RegDiffusion is a very fast regulatory network inference algorithm based on probabilistic diffusion model. It works well on genes and is capable to rapidly (<5min) predict biologically verifiable links from large single cell RNA-seq data with 14,000+ genes.

From Noise to Knowledge: Probabilistic Diffusion-Based Neural Inference of Gene Regulatory Networks
Hao Zhu, Donna K. Slonim
bioRxiv 2023.11.05.565675; doi: https://doi.org/10.1101/2023.11.05.565675

RegDiffusion is on pypi.

pip install regdiffusion

Check out the this tutorial for a quick tour of how to use RegDiffusion for your research!

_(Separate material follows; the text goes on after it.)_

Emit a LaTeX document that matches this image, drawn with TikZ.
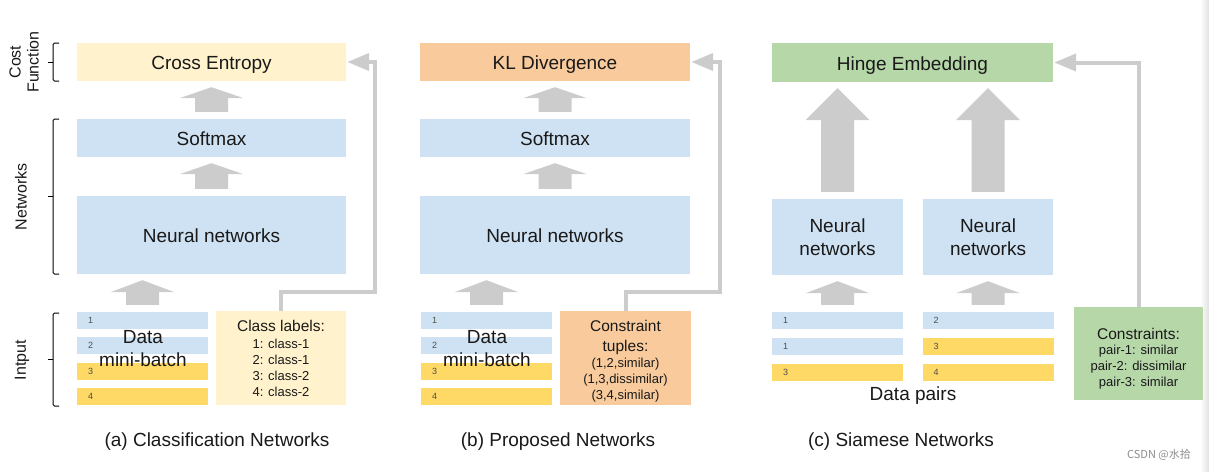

This package regdiffusion provides the official implementation of the RegDiffusion algorithm and a set of easy-to-use companion tools to evaluate, analyze, and visualize the inferred network. We also provide access tools to GRN benchmarks and preprocessed single cell datasets for evaluation.

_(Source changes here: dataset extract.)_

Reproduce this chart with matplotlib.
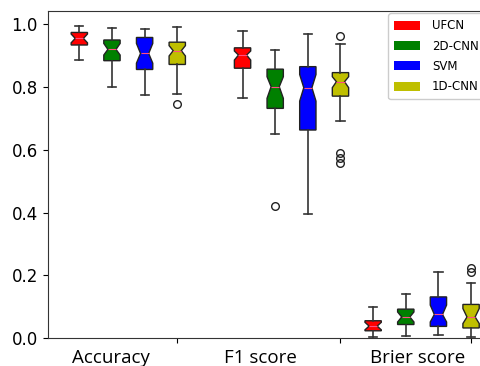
import numpy as np
import matplotlib
matplotlib.use("Agg")
import matplotlib.pyplot as plt
from matplotlib.patches import Patch

# methods and metrics
methods = ["UFCN", "2D-CNN", "SVM", "1D-CNN"]
colors = ["r", "g", "b", "y"]
metrics = ["Accuracy", "F1 score", "Brier score"]
positions = [[1, 2, 3, 4], [6, 7, 8, 9], [10, 11, 12, 13]]

# box stats, per metric, per method
acc_med = [0.955, 0.920, 0.907, 0.916]
acc_q1 = [0.934, 0.884, 0.856, 0.872]
acc_q3 = [0.974, 0.950, 0.958, 0.943]
acc_lo = [0.887, 0.801, 0.774, 0.778]
acc_hi = [0.994, 0.987, 0.984, 0.992]
acc_cilo = [0.941, 0.902, 0.876, 0.899]
acc_cihi = [0.969, 0.939, 0.939, 0.932]
acc_fliers = [[], [], [], [0.746]]

f1_med = [0.902, 0.801, 0.798, 0.817]
f1_q1 = [0.860, 0.732, 0.663, 0.771]
f1_q3 = [0.925, 0.857, 0.865, 0.846]
f1_lo = [0.765, 0.649, 0.394, 0.693]
f1_hi = [0.979, 0.918, 0.968, 0.937]
f1_cilo = [0.886, 0.764, 0.755, 0.798]
f1_cihi = [0.915, 0.833, 0.840, 0.833]
f1_fliers = [[], [0.421], [], [0.963, 0.589, 0.573, 0.557]]

br_med = [0.038, 0.067, 0.075, 0.067]
br_q1 = [0.023, 0.043, 0.037, 0.032]
br_q3 = [0.055, 0.092, 0.131, 0.107]
br_lo = [0.002, 0.007, 0.011, 0.004]
br_hi = [0.099, 0.139, 0.210, 0.176]
br_cilo = [0.026, 0.051, 0.051, 0.046]
br_cihi = [0.050, 0.083, 0.105, 0.094]
br_fliers = [[], [], [], [0.222, 0.210]]

groups = [
    (acc_med, acc_q1, acc_q3, acc_lo, acc_hi, acc_cilo, acc_cihi, acc_fliers),
    (f1_med, f1_q1, f1_q3, f1_lo, f1_hi, f1_cilo, f1_cihi, f1_fliers),
    (br_med, br_q1, br_q3, br_lo, br_hi, br_cilo, br_cihi, br_fliers),
]

fig = plt.figure(figsize=(4.8, 3.66), dpi=100)
ax = fig.add_axes([0.0994, 0.0765, 0.95, 0.8943])

for g, (med, q1, q3, lo, hi, cilo, cihi, fl) in enumerate(groups):
    stats = []
    for i in range(4):
        stats.append(dict(med=med[i], q1=q1[i], q3=q3[i], whislo=lo[i],
                          whishi=hi[i], cilo=cilo[i], cihi=cihi[i],
                          fliers=np.array(fl[i])))
    bp = ax.bxp(stats, positions=positions[g], widths=0.5, shownotches=True,
                patch_artist=True, manage_ticks=False,
                boxprops=dict(edgecolor="#222222", linewidth=1.0),
                whiskerprops=dict(color="#333333", linewidth=1.2),
                capprops=dict(color="#333333", linewidth=1.2),
                medianprops=dict(color="#ff4d80", linewidth=0.8),
                flierprops=dict(marker="o", markerfacecolor="none",
                                markeredgecolor="#222222", markersize=5.5))
    for patch, c in zip(bp["boxes"], colors):
        patch.set_facecolor(c)

ax.set_xlim(0.032, 14)
ax.set_ylim(0, 1.0434)
ax.set_yticks([0.0, 0.2, 0.4, 0.6, 0.8, 1.0])
ax.tick_params(axis="y", labelsize=12)

ax.set_xticks([4, 9, 13])
ax.set_xticklabels(["", "", ""])
ax.set_xticks([1.97, 6.54, 11.36], minor=True)
ax.set_xticklabels(metrics, minor=True, fontsize=13.5, family="Open Sans")
ax.tick_params(axis="x", which="minor", length=0, pad=8)

for s in ax.spines.values():
    s.set_color("#333333")

handles = [Patch(facecolor=c, label=m) for c, m in zip(colors, methods)]
fig.legend(handles=handles, loc="upper left", bbox_to_anchor=(0.809, 0.9637),
           borderaxespad=0, fontsize=8.5, framealpha=1.0,
           handlelength=2.2, handleheight=0.8, handletextpad=1.0,
           labelspacing=0.62, borderpad=0.5)

fig.savefig("out.png", dpi=100)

We tried to keep the top level interface straightforward. Right now, it only consists of 4 components: the RegDiffusionTrainer class, the GRN class, the GRNEvaluator class, and the data module.

• RegDiffusionTrainer: You can use it to train a RegDiffusion model by providing log transformed expression data in a numpy array. The training process could be either started or continued using the .train() method. You can export the inferred GRN using the .get_grn() method.
• GRN: The GRN class provides a container to save the inferred adjacency matrix and the corresponding gene names. You can save the GRN object to a local HDF5 file using the .to_hdf5() method and reload the saved file using the read_hdf5() function. It also comes with functionalities to export or visualize local regions. For example, you can use the .visualize_local_neighborhood() to generate a similar plot as used in the RegDiffusion paper. You can also extract the underlying adjacency list using the .extract_local_neighborhood() method.
• GRNEvaluator: The ground truth of regulatory relationship often exist as list of edges but the values to be evaluated are often in adjacency matrix. The GRNEvaluator class is designed to fill the gap. Right now it supports common metrics such as AUROC, AUPR, AUPR Ratio, EP, and EPR.
• data module: Right now, the data module includes quick access to BEELINE benchmarks and our preprocessed single cell datasets on mouse microglia.

After the RegDiffusion model converges, what you get is simply an adjacency matrix. When you have thousands or tens of thousands of genes, it's getting difficult to analyze matrix at that scale. In our paper, we propose a way to analyze the local network by focusing on the genes you care the most. Check out the tutorials on the left side for how to perform a similar network analysis like the one we did in the paper. We are also working on an interactive tool to analyze saved GRN object.

Inference on networks with 15,000 genes takes under 5 minutes on an A100 GPU. In contrast, previous VAE based models would take more than 4 hours on the same device. Even if you don't have access to those fancy GPU cards, RegDiffusion still works. Inference on the same large network takes roughly 3 hours on a mid-range 12-core CPU.